====== DATA LISTING
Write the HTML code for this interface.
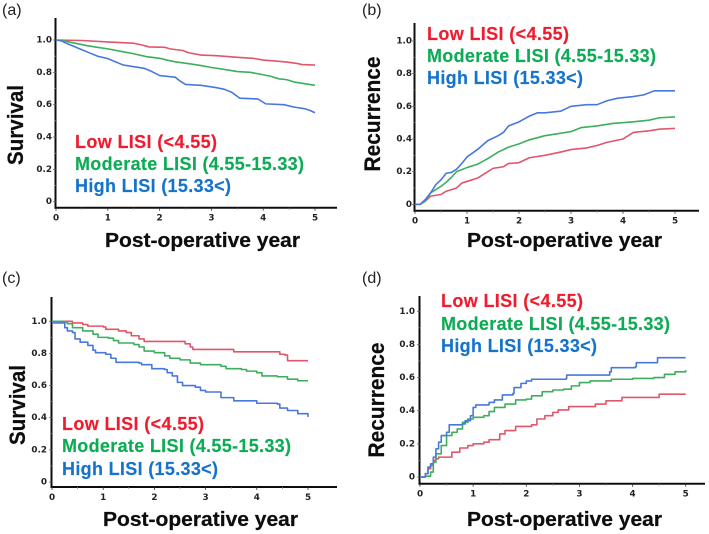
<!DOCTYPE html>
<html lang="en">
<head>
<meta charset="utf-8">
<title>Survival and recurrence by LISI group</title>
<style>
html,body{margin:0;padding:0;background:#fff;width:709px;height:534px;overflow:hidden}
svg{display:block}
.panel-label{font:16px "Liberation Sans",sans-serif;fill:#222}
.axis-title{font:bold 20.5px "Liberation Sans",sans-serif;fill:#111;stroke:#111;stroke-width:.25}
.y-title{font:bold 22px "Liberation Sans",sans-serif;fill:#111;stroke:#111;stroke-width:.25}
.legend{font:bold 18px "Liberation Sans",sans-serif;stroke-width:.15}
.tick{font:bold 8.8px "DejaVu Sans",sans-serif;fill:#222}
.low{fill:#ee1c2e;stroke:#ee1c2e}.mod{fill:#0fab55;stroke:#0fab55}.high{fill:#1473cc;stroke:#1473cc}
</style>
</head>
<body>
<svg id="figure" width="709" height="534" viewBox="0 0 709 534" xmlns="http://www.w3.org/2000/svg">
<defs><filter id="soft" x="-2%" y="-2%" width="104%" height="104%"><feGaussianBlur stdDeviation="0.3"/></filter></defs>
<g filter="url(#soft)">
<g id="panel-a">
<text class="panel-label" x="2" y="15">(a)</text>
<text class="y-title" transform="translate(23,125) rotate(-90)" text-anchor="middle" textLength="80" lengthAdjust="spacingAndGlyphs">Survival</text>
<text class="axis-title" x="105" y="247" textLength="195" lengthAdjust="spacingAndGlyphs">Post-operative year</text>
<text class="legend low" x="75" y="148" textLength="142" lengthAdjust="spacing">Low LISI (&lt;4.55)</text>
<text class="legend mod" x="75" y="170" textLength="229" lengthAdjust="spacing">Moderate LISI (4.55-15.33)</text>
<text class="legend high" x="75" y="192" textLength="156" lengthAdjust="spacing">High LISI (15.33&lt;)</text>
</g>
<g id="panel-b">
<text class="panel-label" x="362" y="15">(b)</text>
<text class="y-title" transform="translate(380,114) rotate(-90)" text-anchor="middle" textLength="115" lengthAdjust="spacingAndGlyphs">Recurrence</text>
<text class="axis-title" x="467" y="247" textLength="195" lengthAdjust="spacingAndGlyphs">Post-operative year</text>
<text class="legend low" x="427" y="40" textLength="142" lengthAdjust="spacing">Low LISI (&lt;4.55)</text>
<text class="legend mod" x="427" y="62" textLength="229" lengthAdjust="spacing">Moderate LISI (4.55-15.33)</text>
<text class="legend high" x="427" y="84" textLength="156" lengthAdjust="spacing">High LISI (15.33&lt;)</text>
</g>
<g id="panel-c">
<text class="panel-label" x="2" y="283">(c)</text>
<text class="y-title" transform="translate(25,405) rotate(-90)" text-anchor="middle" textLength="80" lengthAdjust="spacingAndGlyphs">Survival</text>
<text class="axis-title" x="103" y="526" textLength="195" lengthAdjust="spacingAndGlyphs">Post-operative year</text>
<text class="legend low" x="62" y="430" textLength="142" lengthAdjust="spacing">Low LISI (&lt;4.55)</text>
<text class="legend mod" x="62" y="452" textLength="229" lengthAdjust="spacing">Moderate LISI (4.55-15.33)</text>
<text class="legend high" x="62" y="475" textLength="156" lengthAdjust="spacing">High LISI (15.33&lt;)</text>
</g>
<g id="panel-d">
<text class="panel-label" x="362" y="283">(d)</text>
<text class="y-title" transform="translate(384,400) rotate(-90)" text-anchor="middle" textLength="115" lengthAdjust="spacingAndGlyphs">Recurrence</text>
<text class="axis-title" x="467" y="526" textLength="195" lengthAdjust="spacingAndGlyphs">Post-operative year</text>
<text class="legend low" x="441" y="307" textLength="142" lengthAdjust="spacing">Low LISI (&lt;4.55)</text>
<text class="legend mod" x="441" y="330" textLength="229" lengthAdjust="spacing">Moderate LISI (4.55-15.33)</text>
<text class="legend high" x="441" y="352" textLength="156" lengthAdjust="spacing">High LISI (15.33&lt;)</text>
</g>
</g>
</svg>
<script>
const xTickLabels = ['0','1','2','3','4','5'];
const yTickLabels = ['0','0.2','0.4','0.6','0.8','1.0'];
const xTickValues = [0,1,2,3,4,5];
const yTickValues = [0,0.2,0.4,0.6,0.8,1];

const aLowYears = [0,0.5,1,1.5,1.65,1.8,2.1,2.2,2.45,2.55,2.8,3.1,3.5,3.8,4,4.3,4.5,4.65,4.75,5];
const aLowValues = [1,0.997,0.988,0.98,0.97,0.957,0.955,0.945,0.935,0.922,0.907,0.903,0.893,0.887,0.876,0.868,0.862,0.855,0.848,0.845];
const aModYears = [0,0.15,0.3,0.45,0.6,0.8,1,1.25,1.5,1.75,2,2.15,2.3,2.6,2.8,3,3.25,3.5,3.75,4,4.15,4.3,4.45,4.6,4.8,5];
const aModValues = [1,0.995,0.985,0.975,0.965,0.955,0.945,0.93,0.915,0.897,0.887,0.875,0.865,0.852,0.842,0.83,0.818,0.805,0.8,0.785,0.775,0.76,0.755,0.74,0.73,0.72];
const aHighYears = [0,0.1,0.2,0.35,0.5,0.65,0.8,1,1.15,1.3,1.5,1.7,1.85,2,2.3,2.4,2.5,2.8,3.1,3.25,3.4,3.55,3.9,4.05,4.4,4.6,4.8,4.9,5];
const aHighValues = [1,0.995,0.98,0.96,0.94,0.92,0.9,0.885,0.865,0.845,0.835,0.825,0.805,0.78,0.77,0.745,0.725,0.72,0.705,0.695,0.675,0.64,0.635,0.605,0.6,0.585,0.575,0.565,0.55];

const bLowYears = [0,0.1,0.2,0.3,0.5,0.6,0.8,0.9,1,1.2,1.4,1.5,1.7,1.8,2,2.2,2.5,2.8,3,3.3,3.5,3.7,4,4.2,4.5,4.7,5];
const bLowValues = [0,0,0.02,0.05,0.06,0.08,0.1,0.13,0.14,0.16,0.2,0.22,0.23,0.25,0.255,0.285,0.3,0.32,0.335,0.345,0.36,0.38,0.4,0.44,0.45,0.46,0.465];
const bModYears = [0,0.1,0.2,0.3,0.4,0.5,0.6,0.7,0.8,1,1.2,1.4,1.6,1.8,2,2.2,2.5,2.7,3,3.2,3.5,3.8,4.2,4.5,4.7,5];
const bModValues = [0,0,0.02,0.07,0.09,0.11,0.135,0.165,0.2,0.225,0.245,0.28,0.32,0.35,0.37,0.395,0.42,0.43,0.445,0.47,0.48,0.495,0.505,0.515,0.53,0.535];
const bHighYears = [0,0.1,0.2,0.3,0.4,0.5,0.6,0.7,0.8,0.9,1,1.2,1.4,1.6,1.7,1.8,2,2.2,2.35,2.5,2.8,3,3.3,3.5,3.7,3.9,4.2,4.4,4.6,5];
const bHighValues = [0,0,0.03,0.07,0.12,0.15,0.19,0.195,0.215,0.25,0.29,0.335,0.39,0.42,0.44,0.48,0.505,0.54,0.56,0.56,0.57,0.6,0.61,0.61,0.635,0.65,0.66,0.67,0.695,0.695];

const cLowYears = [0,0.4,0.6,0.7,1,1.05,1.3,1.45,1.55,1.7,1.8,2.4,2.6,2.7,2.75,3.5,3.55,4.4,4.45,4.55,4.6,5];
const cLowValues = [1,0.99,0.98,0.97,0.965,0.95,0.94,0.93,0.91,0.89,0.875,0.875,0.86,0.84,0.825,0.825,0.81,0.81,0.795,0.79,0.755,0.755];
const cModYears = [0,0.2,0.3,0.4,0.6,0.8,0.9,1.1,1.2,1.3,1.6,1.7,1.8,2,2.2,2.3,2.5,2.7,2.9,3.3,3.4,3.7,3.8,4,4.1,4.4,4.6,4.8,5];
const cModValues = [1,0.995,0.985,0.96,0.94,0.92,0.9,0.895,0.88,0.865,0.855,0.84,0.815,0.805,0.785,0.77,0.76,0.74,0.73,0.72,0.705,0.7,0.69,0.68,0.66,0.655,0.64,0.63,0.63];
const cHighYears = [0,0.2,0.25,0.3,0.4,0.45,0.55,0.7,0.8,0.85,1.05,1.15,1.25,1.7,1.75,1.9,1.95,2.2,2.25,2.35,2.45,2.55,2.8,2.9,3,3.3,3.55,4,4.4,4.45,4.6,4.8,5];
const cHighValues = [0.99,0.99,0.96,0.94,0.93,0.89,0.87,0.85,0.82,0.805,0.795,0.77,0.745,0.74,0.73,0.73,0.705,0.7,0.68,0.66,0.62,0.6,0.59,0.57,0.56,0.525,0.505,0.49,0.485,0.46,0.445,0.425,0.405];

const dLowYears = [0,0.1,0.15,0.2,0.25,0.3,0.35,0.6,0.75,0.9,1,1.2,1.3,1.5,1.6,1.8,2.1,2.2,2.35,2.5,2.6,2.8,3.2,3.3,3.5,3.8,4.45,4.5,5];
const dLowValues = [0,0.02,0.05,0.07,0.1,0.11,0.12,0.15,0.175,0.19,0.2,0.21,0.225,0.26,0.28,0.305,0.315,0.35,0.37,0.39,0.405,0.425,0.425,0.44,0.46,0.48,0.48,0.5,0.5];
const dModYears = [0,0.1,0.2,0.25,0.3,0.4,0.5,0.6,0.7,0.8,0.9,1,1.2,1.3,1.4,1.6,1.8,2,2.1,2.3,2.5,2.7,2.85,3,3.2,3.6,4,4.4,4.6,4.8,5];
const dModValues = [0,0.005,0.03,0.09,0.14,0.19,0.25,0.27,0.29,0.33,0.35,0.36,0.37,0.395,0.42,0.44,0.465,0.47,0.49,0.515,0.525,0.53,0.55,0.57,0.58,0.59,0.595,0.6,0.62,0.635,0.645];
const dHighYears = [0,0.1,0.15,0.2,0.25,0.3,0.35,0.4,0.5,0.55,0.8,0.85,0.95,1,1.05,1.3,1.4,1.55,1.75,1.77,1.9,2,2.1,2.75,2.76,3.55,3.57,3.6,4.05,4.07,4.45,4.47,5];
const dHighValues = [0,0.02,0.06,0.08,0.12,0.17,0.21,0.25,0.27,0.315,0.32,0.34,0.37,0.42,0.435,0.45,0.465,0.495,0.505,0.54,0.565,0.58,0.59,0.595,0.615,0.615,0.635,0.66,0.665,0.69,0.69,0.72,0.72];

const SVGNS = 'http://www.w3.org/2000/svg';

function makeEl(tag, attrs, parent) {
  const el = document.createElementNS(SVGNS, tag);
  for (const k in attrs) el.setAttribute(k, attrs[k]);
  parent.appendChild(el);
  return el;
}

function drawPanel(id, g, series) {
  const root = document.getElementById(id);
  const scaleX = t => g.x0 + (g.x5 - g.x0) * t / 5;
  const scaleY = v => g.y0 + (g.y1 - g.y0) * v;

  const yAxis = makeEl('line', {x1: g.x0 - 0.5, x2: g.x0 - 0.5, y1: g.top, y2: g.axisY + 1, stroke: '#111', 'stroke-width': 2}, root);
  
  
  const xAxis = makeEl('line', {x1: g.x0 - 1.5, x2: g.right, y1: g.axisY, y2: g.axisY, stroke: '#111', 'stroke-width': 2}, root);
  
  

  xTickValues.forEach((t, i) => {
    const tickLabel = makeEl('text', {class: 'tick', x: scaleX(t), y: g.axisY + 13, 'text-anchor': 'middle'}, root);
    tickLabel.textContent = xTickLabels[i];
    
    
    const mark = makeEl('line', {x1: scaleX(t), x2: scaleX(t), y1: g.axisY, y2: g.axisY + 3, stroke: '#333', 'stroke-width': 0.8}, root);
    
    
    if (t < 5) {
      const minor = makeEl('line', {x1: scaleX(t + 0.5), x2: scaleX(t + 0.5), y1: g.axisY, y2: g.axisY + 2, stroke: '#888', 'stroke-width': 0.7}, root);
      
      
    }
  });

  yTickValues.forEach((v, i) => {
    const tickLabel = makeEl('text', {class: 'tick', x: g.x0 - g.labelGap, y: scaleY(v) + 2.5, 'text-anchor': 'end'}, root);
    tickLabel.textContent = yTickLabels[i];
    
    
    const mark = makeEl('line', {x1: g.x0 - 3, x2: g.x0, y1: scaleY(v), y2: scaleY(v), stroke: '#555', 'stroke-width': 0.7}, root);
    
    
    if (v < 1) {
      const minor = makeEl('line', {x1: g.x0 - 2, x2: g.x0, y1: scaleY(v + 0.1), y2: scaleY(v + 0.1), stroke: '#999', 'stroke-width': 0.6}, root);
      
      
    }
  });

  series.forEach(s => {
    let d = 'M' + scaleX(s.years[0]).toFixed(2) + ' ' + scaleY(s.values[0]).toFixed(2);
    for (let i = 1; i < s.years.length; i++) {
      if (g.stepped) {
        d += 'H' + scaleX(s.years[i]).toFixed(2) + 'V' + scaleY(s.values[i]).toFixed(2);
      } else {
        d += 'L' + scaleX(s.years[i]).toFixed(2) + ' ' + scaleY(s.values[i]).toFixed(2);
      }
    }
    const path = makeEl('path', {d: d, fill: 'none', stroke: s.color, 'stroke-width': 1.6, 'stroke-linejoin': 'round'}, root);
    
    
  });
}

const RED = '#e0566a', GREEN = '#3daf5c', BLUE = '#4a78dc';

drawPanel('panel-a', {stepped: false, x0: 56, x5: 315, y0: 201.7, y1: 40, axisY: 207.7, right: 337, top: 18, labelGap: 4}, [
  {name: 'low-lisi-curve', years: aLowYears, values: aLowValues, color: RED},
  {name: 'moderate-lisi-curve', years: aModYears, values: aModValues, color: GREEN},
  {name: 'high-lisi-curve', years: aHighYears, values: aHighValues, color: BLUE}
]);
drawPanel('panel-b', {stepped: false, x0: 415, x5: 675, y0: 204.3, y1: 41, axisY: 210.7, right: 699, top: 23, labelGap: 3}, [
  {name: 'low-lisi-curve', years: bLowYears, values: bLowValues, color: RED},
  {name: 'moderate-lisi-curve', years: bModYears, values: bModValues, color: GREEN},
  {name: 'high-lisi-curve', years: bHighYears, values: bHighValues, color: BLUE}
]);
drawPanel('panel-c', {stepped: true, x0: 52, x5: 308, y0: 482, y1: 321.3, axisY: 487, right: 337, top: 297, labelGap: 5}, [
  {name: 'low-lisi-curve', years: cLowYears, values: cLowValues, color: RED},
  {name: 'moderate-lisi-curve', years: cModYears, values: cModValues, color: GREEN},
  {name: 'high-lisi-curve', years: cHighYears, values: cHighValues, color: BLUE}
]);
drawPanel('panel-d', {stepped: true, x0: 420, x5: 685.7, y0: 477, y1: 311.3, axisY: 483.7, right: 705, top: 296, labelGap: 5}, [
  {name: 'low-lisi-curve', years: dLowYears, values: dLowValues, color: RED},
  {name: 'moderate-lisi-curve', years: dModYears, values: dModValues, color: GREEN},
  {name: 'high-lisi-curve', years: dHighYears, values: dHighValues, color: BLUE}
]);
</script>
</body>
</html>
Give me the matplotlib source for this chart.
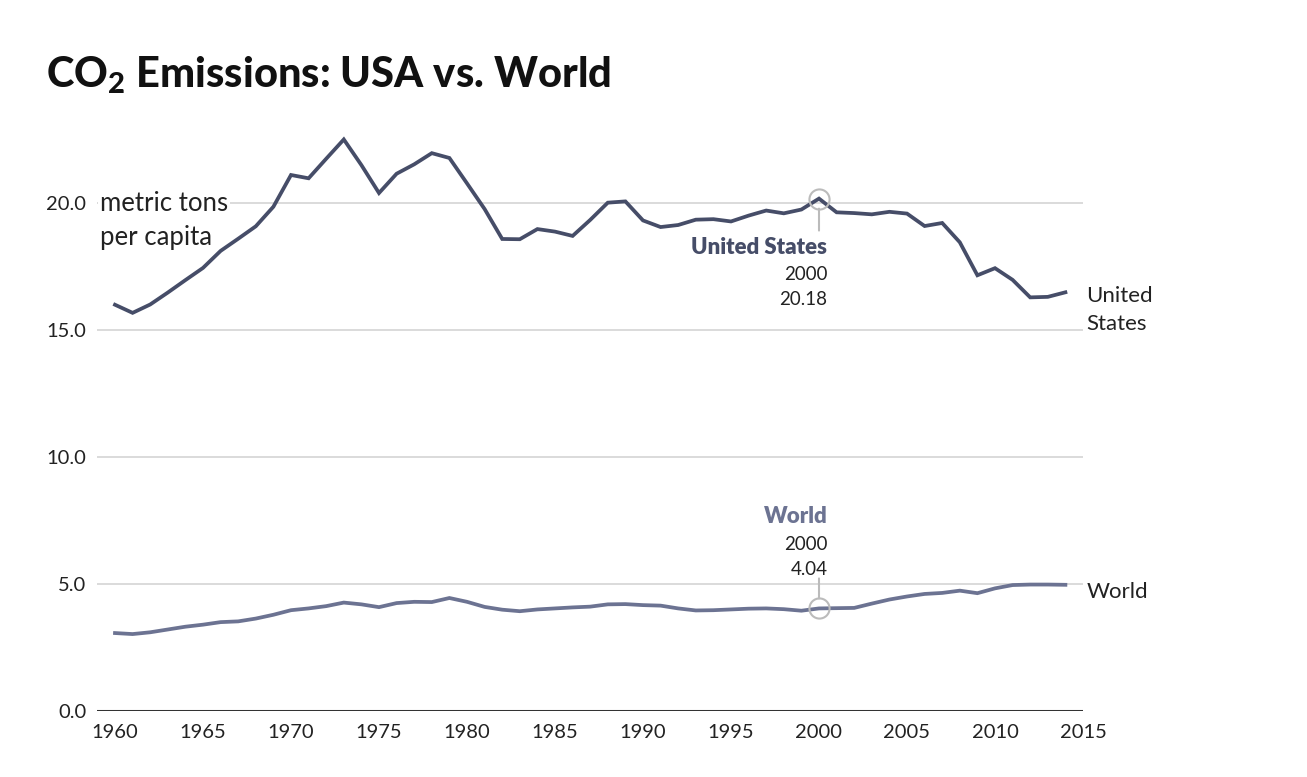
============
[GOAL] Search the lines for "this". Copy each line that has it.

[ANSWER]
Write the HTML code for this interface.
Give me the matplotlib source for this chart.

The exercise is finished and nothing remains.